Begin with the first line below and retype each line exactly through the line containing "elinewidth=1, capsize=3.5, capthick=1)". Any pictures are to be left out.
· · · ·
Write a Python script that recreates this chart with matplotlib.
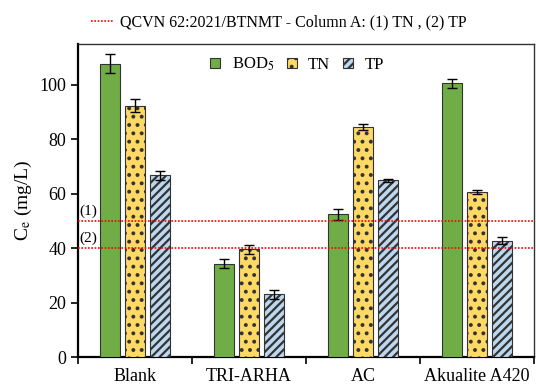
import numpy as np
import matplotlib
matplotlib.use("Agg")
import matplotlib.pyplot as plt
from matplotlib.lines import Line2D

plt.rcParams["font.family"] = ["Liberation Serif", "DejaVu Serif"]
plt.rcParams["mathtext.fontset"] = "stix"
plt.rcParams["hatch.linewidth"] = 1.6

groups = ["Blank", "TRI-ARHA", "AC", "Akualite A420"]
bod = [107.7, 34.3, 52.4, 100.6]
bod_err = [3.5, 1.6, 2.0, 1.6]
tn = [92.4, 39.5, 84.5, 60.6]
tn_err = [2.5, 1.5, 1.2, 0.7]
tp = [66.8, 23.0, 64.9, 42.8]
tp_err = [1.6, 1.6, 0.6, 1.2]
limit_tn = 50
limit_tp = 40

fig = plt.figure(figsize=(5.36, 3.87), dpi=100)
ax = fig.add_axes([78 / 536, 30 / 387, 456 / 536, 313 / 387])

x = np.arange(len(groups))
w = 0.175
step = 0.22
ek = dict(ecolor="black", elinewidth=1, capsize=3.5, capthick=1)

ax.bar(x - step, bod, w, yerr=bod_err, color="#70AD47", edgecolor="#333333",
       linewidth=0.8, error_kw=ek, label="BOD$_5$", zorder=3)
ax.bar(x, tn, w, yerr=tn_err, color="#FFD966", edgecolor="#333333",
       linewidth=0.8, hatch="..", error_kw=ek, label="TN", zorder=3)
ax.bar(x + step, tp, w, yerr=tp_err, color="#BDD7EE", edgecolor="#333333",
       linewidth=0.8, hatch="////", error_kw=ek, label="TP", zorder=3)

# discharge limits
ax.axhline(limit_tn, color="red", ls=(0, (1, 1)), lw=1.2, zorder=4)
ax.axhline(limit_tp, color="red", ls=(0, (1, 1)), lw=1.2, zorder=4)
ax.text(-0.49, limit_tn + 1, "(1)", fontsize=11, ha="left", va="bottom")
ax.text(-0.49, limit_tp + 1, "(2)", fontsize=11, ha="left", va="bottom")

ax.set_xlim(-0.5, 3.5)
ax.set_ylim(0, 115)
ax.set_yticks([0, 20, 40, 60, 80, 100])
ax.set_xticks([-0.5, 0.5, 1.5, 2.5, 3.5])
ax.set_xticklabels([])
ax.set_xticks(x, minor=True)
ax.set_xticklabels(groups, minor=True, fontsize=13)
ax.tick_params(axis="x", which="minor", length=0, pad=8)
ax.tick_params(axis="x", which="major", length=5, width=1.2, direction="out")
ax.tick_params(axis="y", labelsize=13, length=5, width=1.2, direction="out")
ax.set_ylabel("C$_\\mathrm{e}$ (mg/L)", fontsize=14)

for s in ["left", "bottom"]:
    ax.spines[s].set_linewidth(1.6)
for s in ["top", "right"]:
    ax.spines[s].set_linewidth(1.0)
    ax.spines[s].set_color("#333333")

ax.legend(loc="upper center", bbox_to_anchor=(0.48, 1.01), ncol=3, frameon=False,
          fontsize=12, handlelength=0.6, handleheight=0.6, columnspacing=0.75,
          handletextpad=0.7)

h = [Line2D([], [], color="red", ls=(0, (1, 1)), lw=1.2)]
fig.legend(h, ["QCVN 62:2021/BTNMT - Column A: (1) TN , (2) TP"],
           loc="upper center", bbox_to_anchor=(0.52, 1.0), frameon=False,
           fontsize=11.5, handlelength=1.35, handletextpad=0.45)

plt.savefig("out.png", dpi=100)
· · · ·
• [EXPECTED OUTPUT]
Write a Python script that recreates this chart with matplotlib.
import numpy as np
import matplotlib
matplotlib.use("Agg")
import matplotlib.pyplot as plt
from matplotlib.lines import Line2D

plt.rcParams["font.family"] = ["Liberation Serif", "DejaVu Serif"]
plt.rcParams["mathtext.fontset"] = "stix"
plt.rcParams["hatch.linewidth"] = 1.6

groups = ["Blank", "TRI-ARHA", "AC", "Akualite A420"]
bod = [107.7, 34.3, 52.4, 100.6]
bod_err = [3.5, 1.6, 2.0, 1.6]
tn = [92.4, 39.5, 84.5, 60.6]
tn_err = [2.5, 1.5, 1.2, 0.7]
tp = [66.8, 23.0, 64.9, 42.8]
tp_err = [1.6, 1.6, 0.6, 1.2]
limit_tn = 50
limit_tp = 40

fig = plt.figure(figsize=(5.36, 3.87), dpi=100)
ax = fig.add_axes([78 / 536, 30 / 387, 456 / 536, 313 / 387])

x = np.arange(len(groups))
w = 0.175
step = 0.22
ek = dict(ecolor="black", elinewidth=1, capsize=3.5, capthick=1)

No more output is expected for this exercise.